Receives posted with an unknown source (-1) will simply cycle through all the send message queues until a matching buffered send is posted. This is clearly not real efficient since it guarantees that the message will be buffered on the source node. More efficient methods would require much more programming than I'm will to do. My basic philosophy is that all receives should specify the source node unless they are in an area where execution time is not important.

Small messages

For small messages of 8 bytes or less, the send replaces the pointer in the header it posts to the send message queue on the destination node with the actual data. When a receive on the destination node matches this header, it can then just copy the data straight from the pointer location. The latency for these small messages is therefore much smaller since only one communication of 24 bytes is needed.

Performance

As discussed above, this module is optimized for the case where the receive is preposted before the send is encountered.

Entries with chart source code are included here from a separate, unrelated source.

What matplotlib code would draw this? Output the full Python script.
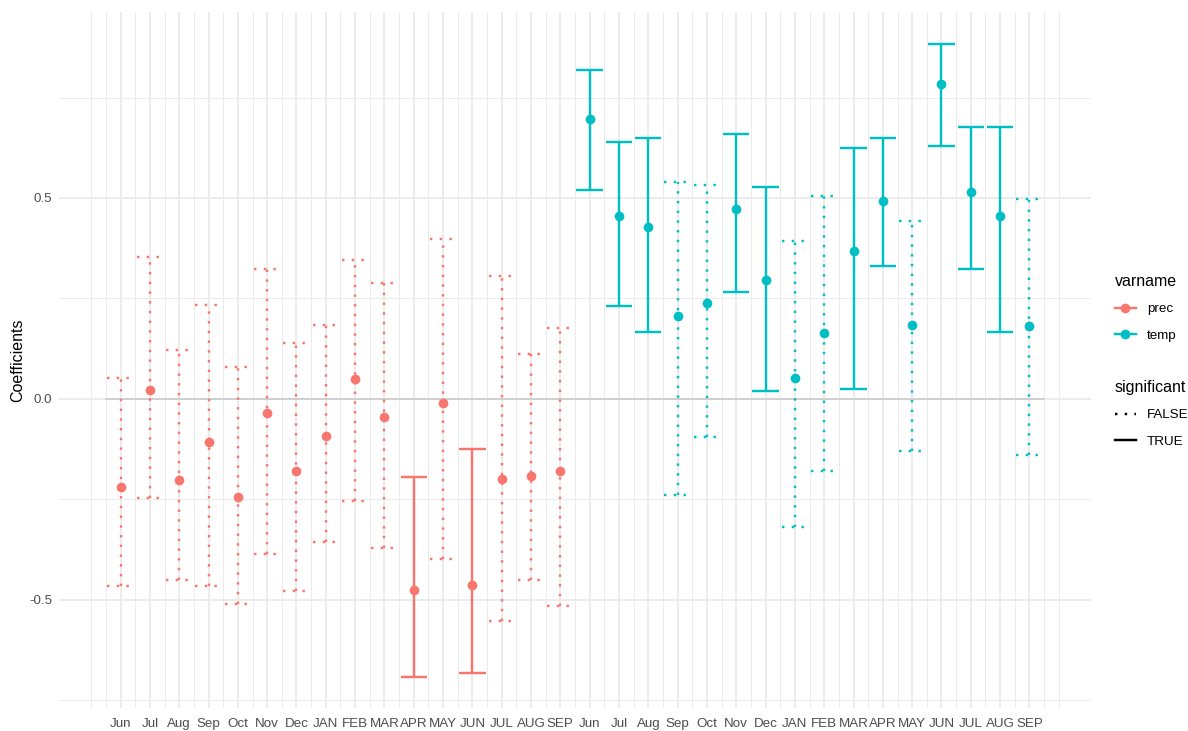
import numpy as np
import matplotlib
matplotlib.use("Agg")
import matplotlib.pyplot as plt
from matplotlib.lines import Line2D

plt.rcParams["font.family"] = ["Liberation Sans", "DejaVu Sans"]

# Month labels for the two predictor groups (previous-year lowercase, current-year uppercase)
month_labels = ["Jun", "Jul", "Aug", "Sep", "Oct", "Nov", "Dec",
                "JAN", "FEB", "MAR", "APR", "MAY", "JUN", "JUL", "AUG", "SEP"]

# Precipitation coefficients with confidence bounds
prec_coef = [-0.219, 0.023, -0.202, -0.107, -0.244, -0.036, -0.179, -0.093,
             0.050, -0.046, -0.474, -0.009, -0.463, -0.200, -0.191, -0.179]
prec_low = [-0.464, -0.247, -0.451, -0.464, -0.509, -0.385, -0.478, -0.356,
            -0.254, -0.371, -0.691, -0.398, -0.681, -0.553, -0.451, -0.514]
prec_high = [0.053, 0.354, 0.123, 0.235, 0.079, 0.324, 0.139, 0.183,
             0.345, 0.289, -0.195, 0.399, -0.124, 0.306, 0.111, 0.177]
prec_sig = [False, False, False, False, False, False, False, False,
            False, False, True, False, True, False, False, False]

# Temperature coefficients with confidence bounds
temp_coef = [0.697, 0.454, 0.429, 0.206, 0.239, 0.472, 0.295, 0.052,
             0.165, 0.368, 0.492, 0.184, 0.784, 0.516, 0.456, 0.181]
temp_low = [0.521, 0.232, 0.167, -0.239, -0.094, 0.266, 0.019, -0.319,
            -0.179, 0.024, 0.332, -0.130, 0.630, 0.324, 0.167, -0.140]
temp_high = [0.819, 0.639, 0.650, 0.541, 0.532, 0.658, 0.527, 0.392,
             0.505, 0.625, 0.650, 0.443, 0.883, 0.677, 0.677, 0.497]
temp_sig = [True, True, True, False, False, True, True, False,
            False, True, True, False, True, True, True, False]

series = [
    ("prec", "#F8766D", prec_coef, prec_low, prec_high, prec_sig),
    ("temp", "#00BFC4", temp_coef, temp_low, temp_high, temp_sig),
]

W, H = 1188, 731
fig = plt.figure(figsize=(W / 100, H / 100), dpi=100)
ax = fig.add_axes([59 / W, 1 - 708.4 / H, 1032 / W, 696 / H])

n = len(month_labels)
tick_labels = month_labels + month_labels
x_all = np.arange(1, 2 * n + 1)

# Scale limits with 5% expansion, as in ggplot2 continuous scales
all_low = np.array(prec_low + temp_low)
all_high = np.array(prec_high + temp_high)
ylo, yhi = all_low.min(), all_high.max()
ypad = 0.05 * (yhi - ylo)
xlo, xhi = 0.5, 2 * n + 0.5
xpad = 0.05 * (xhi - xlo)
ax.set_xlim(xlo - xpad, xhi + xpad)
ax.set_ylim(ylo - ypad, yhi + ypad)

# Grid
ax.set_xticks(x_all)
ax.set_xticks(np.concatenate([[0], np.arange(0.5, 2 * n + 1, 1.0), [2 * n + 1]]), minor=True)
ax.set_yticks([-0.5, 0.0, 0.5])
ax.set_yticks([-0.75, -0.25, 0.25, 0.75], minor=True)
ax.set_xticklabels(tick_labels)
ax.set_yticklabels(["-0.5", "0.0", "0.5"])
ax.grid(which="major", color="#EBEBEB", lw=1.35, zorder=0)
ax.grid(which="minor", color="#EBEBEB", lw=0.7, zorder=0)
ax.set_axisbelow(True)
for s in ax.spines.values():
    s.set_visible(False)
ax.tick_params(which="both", length=0)
ax.tick_params(axis="x", pad=7, labelsize=9.6, labelcolor="#4D4D4D")
ax.tick_params(axis="y", pad=5, labelsize=9.6, labelcolor="#4D4D4D")

# Reference line at zero
ax.plot([xlo, xhi], [0, 0], color="#C8C8C8", lw=1.1, zorder=1)

dotted = (0, (1, 3))
lw_bar = 1.75
cap = 0.45
for k, (name, color, coef, low, high, sig) in enumerate(series):
    x = x_all[k * n:(k + 1) * n]
    coef = np.array(coef)
    low = np.array(low)
    high = np.array(high)
    sig = np.array(sig)
    for flag, ls in [(False, dotted), (True, "-")]:
        m = sig == flag
        if not m.any():
            continue
        ax.vlines(x[m], low[m], high[m], colors=color, linestyles=ls, lw=lw_bar, zorder=2)
        ax.hlines(low[m], x[m] - cap, x[m] + cap, colors=color, linestyles=ls, lw=lw_bar, zorder=2)
        ax.hlines(high[m], x[m] - cap, x[m] + cap, colors=color, linestyles=ls, lw=lw_bar, zorder=2)
    ax.plot(x, coef, "o", color=color, ms=7, mec="none", zorder=3)

ax.set_ylabel("Coefficients", fontsize=11.5, color="black", va="center")
ax.yaxis.set_label_coords((17.5 - 59) / 1032, 0.5)

# Legends
legend_kw = dict(loc="upper left", bbox_transform=fig.transFigure, frameon=False,
                 fontsize=9.6, title_fontsize=11.5, alignment="left", borderpad=0,
                 borderaxespad=0, handlelength=1.55, handletextpad=0.85,
                 labelspacing=1.05)

var_handles = [Line2D([], [], color=c, lw=lw_bar, marker="o", ms=7, mec="none")
               for _, c, *_ in series]
leg1 = ax.legend(var_handles, [s[0] for s in series], title="varname",
                 bbox_to_anchor=(1115 / W, 1 - 274 / H), numpoints=1, **legend_kw)
ax.add_artist(leg1)

sig_handles = [Line2D([], [], color="black", lw=lw_bar, linestyle=dotted),
               Line2D([], [], color="black", lw=lw_bar, linestyle="-")]
ax.legend(sig_handles, ["FALSE", "TRUE"], title="significant",
          bbox_to_anchor=(1115 / W, 1 - 380 / H), **legend_kw)

fig.savefig("out.png", dpi=100, facecolor="white")
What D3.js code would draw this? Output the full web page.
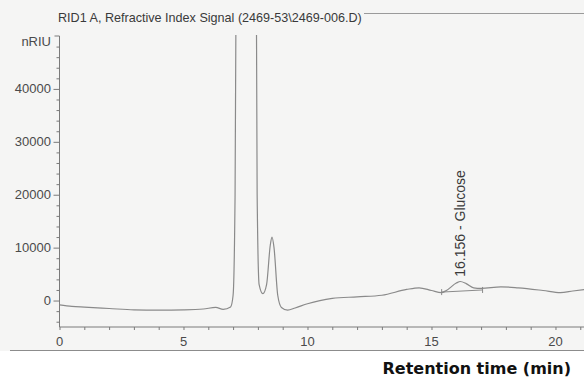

If this does not occur, and the message needs to be buffered on the source node, some performance is lost even though the memory copy rate is very high on the Cray T3E. Receives posted with an unknown source always wait for a buffered send to be posted, and therefore should be avoided in time-critical areas. Statistics on the number of messages that go through the send buffers are reported at the end of each run in the .nodeX log files. Also reported is the number of preposted receives that had to be ignored because of a matching buffered send that had not cleared. I have yet to see a single instance of this in a real code. It needs to be there to protect the integrity of the system, but obviously is not being encountered in real situations.

Small messages of 8 bytes or less are passed with the header, and can take as little as 12 µs. Messages slightly larger require more handshaking and jump to a 19 µs latency.

This module works very well on the Cray T3E, but has not been tested on the SGI multiprocessor machines yet.